(Entries with chart source code)
## Begin
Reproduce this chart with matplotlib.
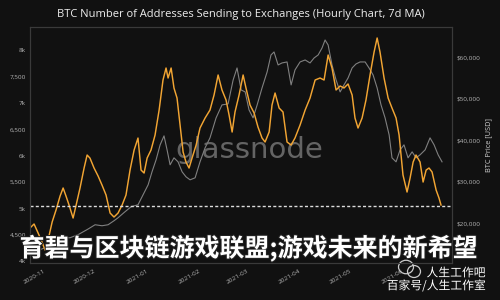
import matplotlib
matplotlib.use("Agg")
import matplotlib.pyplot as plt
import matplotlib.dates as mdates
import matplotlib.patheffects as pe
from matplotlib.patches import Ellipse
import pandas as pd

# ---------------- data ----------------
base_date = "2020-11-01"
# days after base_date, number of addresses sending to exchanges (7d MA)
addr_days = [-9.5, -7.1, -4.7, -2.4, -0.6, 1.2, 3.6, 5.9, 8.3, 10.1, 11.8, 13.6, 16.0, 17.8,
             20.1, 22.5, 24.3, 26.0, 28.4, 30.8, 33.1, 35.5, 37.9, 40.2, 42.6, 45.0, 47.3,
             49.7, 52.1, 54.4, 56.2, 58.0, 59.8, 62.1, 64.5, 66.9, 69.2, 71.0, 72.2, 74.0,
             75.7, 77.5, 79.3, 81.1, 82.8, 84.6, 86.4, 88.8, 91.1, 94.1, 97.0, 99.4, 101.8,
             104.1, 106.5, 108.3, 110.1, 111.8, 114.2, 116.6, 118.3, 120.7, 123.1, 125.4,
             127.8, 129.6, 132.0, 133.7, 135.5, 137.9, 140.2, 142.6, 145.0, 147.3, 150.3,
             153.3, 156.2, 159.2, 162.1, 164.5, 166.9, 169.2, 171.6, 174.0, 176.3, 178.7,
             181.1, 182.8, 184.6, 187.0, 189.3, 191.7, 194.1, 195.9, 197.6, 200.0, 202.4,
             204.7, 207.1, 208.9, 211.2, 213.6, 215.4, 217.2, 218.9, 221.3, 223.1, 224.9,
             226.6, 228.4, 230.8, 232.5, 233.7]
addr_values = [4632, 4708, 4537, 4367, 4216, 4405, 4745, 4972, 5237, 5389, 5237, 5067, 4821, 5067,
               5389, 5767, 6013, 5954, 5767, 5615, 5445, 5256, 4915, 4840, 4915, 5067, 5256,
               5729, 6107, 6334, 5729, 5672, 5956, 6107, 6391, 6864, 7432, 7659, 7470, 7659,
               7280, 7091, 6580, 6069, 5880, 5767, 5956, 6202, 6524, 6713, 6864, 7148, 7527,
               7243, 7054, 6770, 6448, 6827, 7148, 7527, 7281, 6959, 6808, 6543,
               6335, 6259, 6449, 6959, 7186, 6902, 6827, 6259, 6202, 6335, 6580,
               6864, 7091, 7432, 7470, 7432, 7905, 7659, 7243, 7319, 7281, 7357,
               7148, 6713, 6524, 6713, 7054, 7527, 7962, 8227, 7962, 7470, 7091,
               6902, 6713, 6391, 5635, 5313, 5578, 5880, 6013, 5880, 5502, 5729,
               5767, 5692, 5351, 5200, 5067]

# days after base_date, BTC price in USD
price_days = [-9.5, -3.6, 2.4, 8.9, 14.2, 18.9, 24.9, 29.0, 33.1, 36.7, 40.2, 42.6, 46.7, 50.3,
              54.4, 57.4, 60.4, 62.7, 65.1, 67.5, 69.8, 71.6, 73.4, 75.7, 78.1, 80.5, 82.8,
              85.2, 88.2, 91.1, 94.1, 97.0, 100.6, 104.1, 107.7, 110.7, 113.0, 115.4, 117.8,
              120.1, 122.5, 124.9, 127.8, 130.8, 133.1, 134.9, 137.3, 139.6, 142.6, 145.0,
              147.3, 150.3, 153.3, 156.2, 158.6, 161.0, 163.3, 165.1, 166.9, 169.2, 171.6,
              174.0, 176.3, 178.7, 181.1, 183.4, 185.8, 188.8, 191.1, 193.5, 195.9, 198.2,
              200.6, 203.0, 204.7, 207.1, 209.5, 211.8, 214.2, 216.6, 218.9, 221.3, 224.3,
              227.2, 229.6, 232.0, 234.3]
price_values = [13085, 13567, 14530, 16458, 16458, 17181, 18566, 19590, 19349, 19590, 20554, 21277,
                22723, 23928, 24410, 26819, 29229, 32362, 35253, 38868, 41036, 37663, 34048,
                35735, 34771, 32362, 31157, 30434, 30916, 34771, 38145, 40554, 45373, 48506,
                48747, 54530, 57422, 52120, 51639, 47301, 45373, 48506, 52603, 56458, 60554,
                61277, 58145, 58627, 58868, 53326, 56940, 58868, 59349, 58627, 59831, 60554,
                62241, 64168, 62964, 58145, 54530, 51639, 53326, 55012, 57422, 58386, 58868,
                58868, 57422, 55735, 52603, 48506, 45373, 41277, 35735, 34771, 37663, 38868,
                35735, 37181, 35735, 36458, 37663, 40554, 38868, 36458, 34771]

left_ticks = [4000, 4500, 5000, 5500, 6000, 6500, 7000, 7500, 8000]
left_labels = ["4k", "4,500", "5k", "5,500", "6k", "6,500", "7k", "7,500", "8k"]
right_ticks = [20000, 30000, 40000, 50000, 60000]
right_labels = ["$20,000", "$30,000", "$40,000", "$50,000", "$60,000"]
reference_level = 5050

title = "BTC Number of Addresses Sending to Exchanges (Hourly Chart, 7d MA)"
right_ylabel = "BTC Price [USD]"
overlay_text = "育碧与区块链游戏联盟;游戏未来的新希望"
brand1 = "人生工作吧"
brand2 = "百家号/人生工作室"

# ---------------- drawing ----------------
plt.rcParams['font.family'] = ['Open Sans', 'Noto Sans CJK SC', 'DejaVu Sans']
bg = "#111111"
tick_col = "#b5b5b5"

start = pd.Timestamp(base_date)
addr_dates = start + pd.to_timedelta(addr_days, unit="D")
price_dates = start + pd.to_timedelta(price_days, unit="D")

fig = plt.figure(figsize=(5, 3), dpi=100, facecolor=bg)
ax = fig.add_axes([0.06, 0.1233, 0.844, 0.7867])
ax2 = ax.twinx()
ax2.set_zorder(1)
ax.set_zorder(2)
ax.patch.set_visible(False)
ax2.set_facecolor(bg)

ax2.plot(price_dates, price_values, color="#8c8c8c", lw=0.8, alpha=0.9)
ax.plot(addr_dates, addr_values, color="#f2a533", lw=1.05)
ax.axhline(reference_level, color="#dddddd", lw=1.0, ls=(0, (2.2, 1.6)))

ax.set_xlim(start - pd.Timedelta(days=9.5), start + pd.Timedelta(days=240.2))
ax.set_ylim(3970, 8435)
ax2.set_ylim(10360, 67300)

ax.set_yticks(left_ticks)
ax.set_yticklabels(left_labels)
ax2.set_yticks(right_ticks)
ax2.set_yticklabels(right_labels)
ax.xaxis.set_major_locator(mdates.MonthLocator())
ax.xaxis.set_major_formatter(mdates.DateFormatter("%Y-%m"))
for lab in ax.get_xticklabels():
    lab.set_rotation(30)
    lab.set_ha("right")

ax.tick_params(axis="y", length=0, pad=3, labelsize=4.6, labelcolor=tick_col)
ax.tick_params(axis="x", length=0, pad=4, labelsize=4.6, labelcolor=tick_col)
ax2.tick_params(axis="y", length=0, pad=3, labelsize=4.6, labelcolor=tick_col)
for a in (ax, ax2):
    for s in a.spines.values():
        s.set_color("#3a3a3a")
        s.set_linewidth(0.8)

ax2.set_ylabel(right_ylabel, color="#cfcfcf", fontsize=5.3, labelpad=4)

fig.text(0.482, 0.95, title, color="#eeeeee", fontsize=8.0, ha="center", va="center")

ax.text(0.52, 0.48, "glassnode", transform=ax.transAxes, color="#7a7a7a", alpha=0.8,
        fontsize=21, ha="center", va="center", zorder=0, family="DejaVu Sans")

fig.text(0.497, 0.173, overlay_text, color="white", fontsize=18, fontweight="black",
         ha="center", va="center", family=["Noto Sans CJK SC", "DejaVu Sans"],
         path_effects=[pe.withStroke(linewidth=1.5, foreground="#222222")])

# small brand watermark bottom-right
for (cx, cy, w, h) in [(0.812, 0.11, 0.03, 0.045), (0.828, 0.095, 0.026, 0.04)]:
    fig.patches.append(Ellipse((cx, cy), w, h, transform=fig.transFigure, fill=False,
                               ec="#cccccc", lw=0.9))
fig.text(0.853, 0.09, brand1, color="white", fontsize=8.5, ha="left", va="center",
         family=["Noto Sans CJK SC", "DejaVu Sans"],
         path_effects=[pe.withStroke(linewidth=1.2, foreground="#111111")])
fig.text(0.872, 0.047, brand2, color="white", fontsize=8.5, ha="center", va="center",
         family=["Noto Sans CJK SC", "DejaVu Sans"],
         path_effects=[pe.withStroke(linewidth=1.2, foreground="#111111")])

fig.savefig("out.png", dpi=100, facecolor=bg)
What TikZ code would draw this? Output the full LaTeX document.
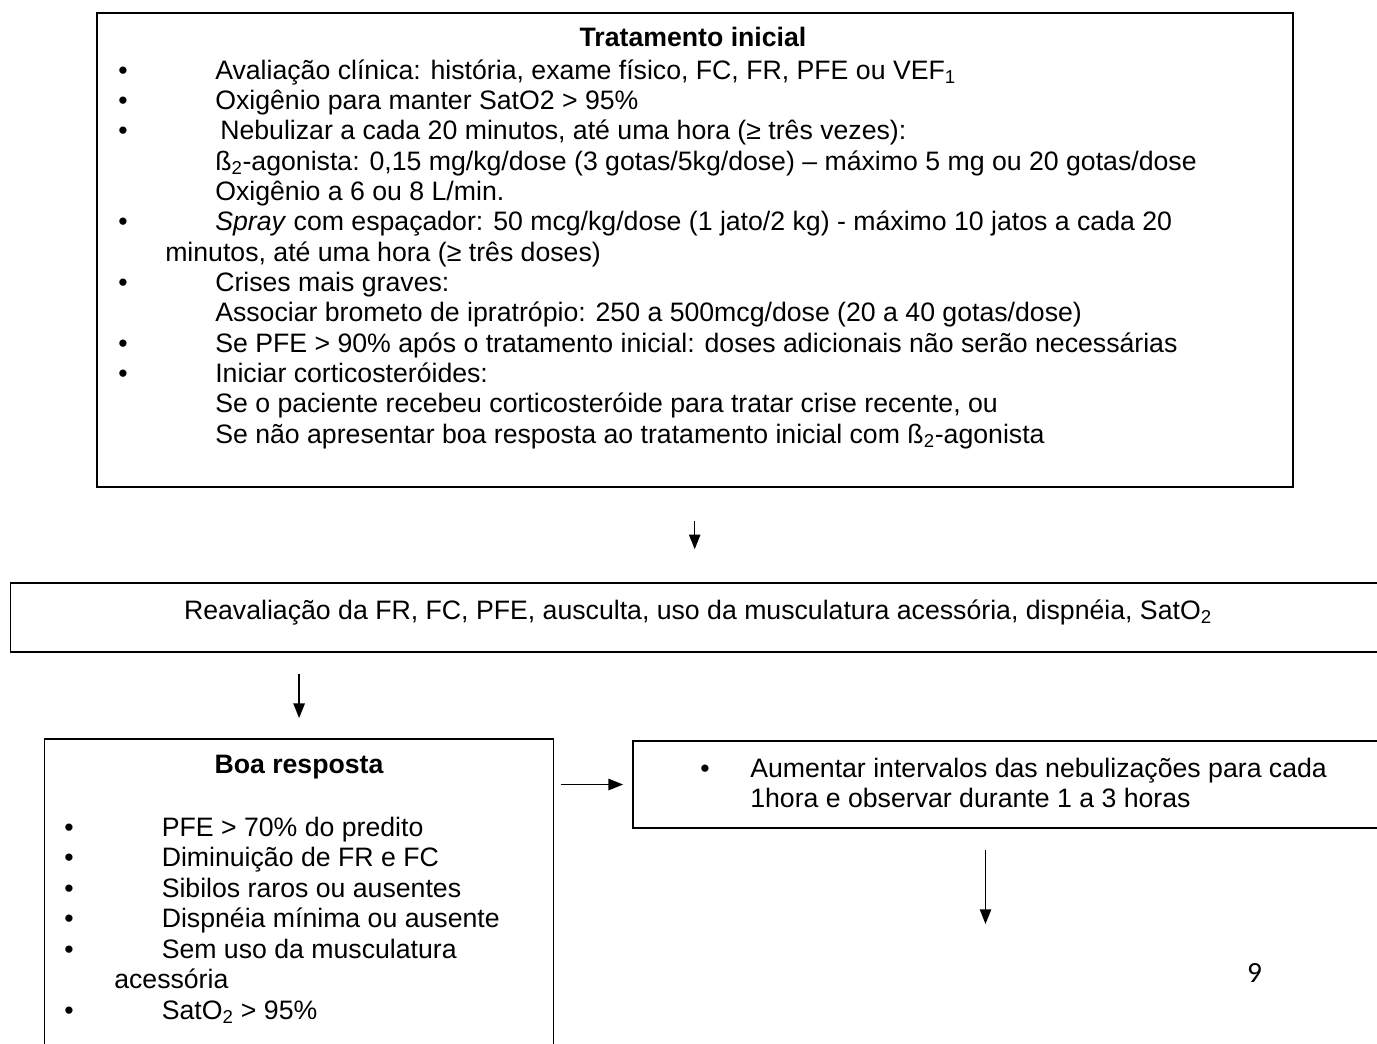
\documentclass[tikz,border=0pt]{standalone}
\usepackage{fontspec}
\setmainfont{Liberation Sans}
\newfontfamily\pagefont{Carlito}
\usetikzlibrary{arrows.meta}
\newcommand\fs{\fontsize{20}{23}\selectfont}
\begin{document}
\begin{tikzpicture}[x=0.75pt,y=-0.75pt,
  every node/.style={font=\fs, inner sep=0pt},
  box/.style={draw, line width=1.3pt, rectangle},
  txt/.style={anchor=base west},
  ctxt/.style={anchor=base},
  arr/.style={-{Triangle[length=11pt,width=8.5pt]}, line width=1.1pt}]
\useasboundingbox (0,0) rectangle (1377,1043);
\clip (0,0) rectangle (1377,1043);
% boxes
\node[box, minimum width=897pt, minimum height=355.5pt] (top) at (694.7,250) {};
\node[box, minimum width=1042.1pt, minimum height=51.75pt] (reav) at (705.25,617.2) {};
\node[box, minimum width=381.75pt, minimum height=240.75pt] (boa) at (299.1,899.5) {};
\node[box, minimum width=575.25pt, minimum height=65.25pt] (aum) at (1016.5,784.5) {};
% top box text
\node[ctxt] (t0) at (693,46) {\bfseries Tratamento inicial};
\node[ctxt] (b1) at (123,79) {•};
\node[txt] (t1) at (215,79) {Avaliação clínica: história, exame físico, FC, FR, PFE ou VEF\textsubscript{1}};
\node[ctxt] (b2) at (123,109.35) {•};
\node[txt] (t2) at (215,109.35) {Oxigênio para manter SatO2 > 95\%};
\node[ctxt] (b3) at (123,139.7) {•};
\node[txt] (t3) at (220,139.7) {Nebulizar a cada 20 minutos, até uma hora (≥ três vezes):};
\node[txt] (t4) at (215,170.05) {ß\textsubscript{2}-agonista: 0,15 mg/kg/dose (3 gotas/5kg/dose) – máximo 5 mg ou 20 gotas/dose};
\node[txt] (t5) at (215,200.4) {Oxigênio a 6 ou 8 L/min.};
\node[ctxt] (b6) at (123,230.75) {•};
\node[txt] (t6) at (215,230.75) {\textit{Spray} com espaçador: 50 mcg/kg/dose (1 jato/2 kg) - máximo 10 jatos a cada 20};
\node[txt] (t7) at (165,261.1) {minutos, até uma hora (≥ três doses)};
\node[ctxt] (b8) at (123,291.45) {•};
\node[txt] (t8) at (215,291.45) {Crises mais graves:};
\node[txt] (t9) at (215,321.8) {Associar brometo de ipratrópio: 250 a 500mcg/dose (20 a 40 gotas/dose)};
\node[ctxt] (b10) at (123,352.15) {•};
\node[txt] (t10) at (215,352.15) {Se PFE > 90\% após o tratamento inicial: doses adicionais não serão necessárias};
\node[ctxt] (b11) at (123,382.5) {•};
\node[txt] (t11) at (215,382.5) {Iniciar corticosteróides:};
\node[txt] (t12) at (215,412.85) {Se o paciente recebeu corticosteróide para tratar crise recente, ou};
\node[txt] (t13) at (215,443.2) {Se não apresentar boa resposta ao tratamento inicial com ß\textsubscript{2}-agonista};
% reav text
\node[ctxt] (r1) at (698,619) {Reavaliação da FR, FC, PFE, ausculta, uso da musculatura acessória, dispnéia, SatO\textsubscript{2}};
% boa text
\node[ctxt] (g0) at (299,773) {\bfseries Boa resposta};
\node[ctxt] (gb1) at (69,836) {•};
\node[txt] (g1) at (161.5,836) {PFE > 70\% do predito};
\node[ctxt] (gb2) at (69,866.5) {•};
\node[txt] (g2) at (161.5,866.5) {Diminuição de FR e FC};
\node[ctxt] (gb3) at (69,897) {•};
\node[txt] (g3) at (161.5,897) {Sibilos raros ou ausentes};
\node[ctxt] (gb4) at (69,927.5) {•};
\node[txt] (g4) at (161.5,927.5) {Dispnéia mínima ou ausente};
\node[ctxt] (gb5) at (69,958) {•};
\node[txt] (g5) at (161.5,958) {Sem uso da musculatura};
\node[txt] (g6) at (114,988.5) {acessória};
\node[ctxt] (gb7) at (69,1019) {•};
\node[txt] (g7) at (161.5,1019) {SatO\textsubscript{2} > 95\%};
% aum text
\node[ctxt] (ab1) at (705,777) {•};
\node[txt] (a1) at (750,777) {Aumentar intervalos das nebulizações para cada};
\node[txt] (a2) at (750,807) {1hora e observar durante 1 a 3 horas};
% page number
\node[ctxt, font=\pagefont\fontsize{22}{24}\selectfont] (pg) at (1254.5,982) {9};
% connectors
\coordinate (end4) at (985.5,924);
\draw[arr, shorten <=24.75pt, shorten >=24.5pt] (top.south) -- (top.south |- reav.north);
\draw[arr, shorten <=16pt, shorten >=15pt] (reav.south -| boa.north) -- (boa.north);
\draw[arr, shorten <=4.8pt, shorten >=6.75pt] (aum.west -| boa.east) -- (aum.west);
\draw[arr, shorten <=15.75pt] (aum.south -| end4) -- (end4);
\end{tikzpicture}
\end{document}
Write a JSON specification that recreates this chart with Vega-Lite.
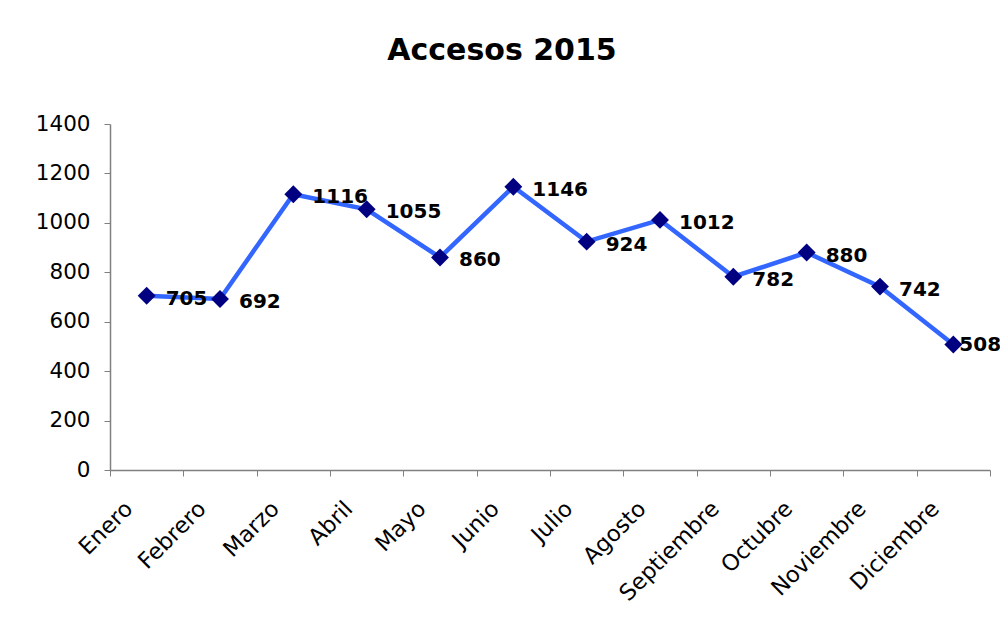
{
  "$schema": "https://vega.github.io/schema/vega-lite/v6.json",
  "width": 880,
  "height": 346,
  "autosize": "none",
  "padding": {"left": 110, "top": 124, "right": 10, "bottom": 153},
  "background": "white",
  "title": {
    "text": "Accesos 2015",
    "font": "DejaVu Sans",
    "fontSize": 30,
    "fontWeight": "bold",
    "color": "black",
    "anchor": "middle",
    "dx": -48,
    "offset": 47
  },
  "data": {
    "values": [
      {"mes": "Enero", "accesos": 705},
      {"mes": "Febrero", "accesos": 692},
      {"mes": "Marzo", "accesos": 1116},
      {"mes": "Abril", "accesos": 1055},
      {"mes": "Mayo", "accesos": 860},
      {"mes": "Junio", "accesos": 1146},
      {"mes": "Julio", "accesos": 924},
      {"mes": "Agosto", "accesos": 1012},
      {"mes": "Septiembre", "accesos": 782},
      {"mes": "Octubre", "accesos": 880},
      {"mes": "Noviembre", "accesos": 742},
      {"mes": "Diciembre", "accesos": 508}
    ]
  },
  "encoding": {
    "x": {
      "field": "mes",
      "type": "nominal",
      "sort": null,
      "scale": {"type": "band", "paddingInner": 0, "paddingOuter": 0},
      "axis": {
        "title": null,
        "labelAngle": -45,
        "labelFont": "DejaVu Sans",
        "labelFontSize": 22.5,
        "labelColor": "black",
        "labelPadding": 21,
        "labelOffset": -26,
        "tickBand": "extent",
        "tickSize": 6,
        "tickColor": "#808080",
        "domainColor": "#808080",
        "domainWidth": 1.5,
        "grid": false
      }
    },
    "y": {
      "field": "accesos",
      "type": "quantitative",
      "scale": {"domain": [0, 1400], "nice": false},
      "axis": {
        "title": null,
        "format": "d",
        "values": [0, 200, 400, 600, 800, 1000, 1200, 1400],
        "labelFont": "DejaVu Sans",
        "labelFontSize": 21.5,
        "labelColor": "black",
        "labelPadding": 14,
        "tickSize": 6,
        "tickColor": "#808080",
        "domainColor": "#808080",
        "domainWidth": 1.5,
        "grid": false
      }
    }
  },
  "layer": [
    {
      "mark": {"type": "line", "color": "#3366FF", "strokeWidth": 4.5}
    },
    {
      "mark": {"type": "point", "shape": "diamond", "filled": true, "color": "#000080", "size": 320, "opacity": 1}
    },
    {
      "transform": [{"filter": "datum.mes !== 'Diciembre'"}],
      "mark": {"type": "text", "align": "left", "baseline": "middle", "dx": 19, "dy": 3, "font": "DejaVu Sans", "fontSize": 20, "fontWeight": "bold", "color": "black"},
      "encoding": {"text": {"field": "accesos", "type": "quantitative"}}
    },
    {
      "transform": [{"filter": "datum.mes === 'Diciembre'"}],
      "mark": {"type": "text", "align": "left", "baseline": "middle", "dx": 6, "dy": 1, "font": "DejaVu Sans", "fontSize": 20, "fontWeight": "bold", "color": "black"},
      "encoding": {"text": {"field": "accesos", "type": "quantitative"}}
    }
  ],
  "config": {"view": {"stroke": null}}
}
## End
• _Task brief_
Repeat the listing above exactly from its first line to the line containing "import pandas as pd", both included, and omit the pictures.

• _Full solution_
Reproduce this chart with matplotlib.
import matplotlib
matplotlib.use("Agg")
import matplotlib.pyplot as plt
import matplotlib.dates as mdates
import matplotlib.patheffects as pe
from matplotlib.patches import Ellipse
import pandas as pd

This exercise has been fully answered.